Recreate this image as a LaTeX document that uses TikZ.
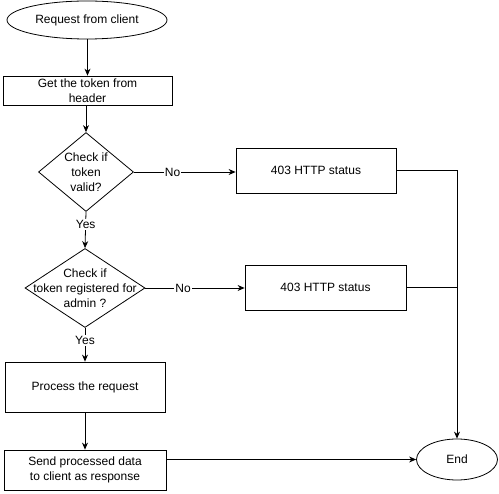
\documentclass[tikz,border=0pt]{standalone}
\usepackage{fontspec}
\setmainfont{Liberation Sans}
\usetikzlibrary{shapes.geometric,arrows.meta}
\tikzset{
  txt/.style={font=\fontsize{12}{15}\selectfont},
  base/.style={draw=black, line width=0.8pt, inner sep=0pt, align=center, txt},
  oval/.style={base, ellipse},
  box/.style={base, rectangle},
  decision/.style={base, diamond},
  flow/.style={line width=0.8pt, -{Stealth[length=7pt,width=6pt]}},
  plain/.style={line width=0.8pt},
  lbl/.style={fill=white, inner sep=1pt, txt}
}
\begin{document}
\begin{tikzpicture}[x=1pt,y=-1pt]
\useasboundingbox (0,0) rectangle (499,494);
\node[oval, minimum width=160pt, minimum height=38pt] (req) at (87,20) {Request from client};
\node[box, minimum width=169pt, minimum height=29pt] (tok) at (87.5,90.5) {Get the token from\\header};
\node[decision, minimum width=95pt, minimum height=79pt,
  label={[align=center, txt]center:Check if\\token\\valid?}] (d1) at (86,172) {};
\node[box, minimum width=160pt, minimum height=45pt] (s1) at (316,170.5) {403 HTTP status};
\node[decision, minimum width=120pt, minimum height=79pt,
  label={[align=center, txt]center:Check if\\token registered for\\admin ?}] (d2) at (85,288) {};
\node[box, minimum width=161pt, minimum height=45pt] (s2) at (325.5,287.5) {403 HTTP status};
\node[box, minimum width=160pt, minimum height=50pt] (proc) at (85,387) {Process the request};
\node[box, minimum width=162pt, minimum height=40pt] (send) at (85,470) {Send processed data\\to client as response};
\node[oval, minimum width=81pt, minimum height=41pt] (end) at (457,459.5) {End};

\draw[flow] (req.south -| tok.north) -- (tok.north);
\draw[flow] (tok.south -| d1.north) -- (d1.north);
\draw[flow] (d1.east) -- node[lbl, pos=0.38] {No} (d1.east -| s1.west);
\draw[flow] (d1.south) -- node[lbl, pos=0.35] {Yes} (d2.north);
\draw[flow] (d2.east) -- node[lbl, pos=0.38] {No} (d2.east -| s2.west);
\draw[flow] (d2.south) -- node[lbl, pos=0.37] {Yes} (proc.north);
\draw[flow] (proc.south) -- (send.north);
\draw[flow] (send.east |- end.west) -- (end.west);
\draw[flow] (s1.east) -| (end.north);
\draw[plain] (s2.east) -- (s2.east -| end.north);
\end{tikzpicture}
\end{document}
********
• _Stated problem_:
Every line of the material is to be quoted exactly, with no pictures carried over.

• _Solution for this problem_:
Recreate this image as a LaTeX document that uses TikZ.
\documentclass[tikz,border=0pt]{standalone}
\usepackage{fontspec}
\setmainfont{Liberation Sans}
\usetikzlibrary{shapes.geometric,arrows.meta}
\tikzset{
  txt/.style={font=\fontsize{12}{15}\selectfont},
  base/.style={draw=black, line width=0.8pt, inner sep=0pt, align=center, txt},
  oval/.style={base, ellipse},
  box/.style={base, rectangle},
  decision/.style={base, diamond},
  flow/.style={line width=0.8pt, -{Stealth[length=7pt,width=6pt]}},
  plain/.style={line width=0.8pt},
  lbl/.style={fill=white, inner sep=1pt, txt}
}
\begin{document}
\begin{tikzpicture}[x=1pt,y=-1pt]
\useasboundingbox (0,0) rectangle (499,494);
\node[oval, minimum width=160pt, minimum height=38pt] (req) at (87,20) {Request from client};
\node[box, minimum width=169pt, minimum height=29pt] (tok) at (87.5,90.5) {Get the token from\\header};
\node[decision, minimum width=95pt, minimum height=79pt,
  label={[align=center, txt]center:Check if\\token\\valid?}] (d1) at (86,172) {};
\node[box, minimum width=160pt, minimum height=45pt] (s1) at (316,170.5) {403 HTTP status};
\node[decision, minimum width=120pt, minimum height=79pt,
  label={[align=center, txt]center:Check if\\token registered for\\admin ?}] (d2) at (85,288) {};
\node[box, minimum width=161pt, minimum height=45pt] (s2) at (325.5,287.5) {403 HTTP status};
\node[box, minimum width=160pt, minimum height=50pt] (proc) at (85,387) {Process the request};
\node[box, minimum width=162pt, minimum height=40pt] (send) at (85,470) {Send processed data\\to client as response};
\node[oval, minimum width=81pt, minimum height=41pt] (end) at (457,459.5) {End};

\draw[flow] (req.south -| tok.north) -- (tok.north);
\draw[flow] (tok.south -| d1.north) -- (d1.north);
\draw[flow] (d1.east) -- node[lbl, pos=0.38] {No} (d1.east -| s1.west);
\draw[flow] (d1.south) -- node[lbl, pos=0.35] {Yes} (d2.north);
\draw[flow] (d2.east) -- node[lbl, pos=0.38] {No} (d2.east -| s2.west);
\draw[flow] (d2.south) -- node[lbl, pos=0.37] {Yes} (proc.north);
\draw[flow] (proc.south) -- (send.north);
\draw[flow] (send.east |- end.west) -- (end.west);
\draw[flow] (s1.east) -| (end.north);
\draw[plain] (s2.east) -- (s2.east -| end.north);
\end{tikzpicture}
\end{document}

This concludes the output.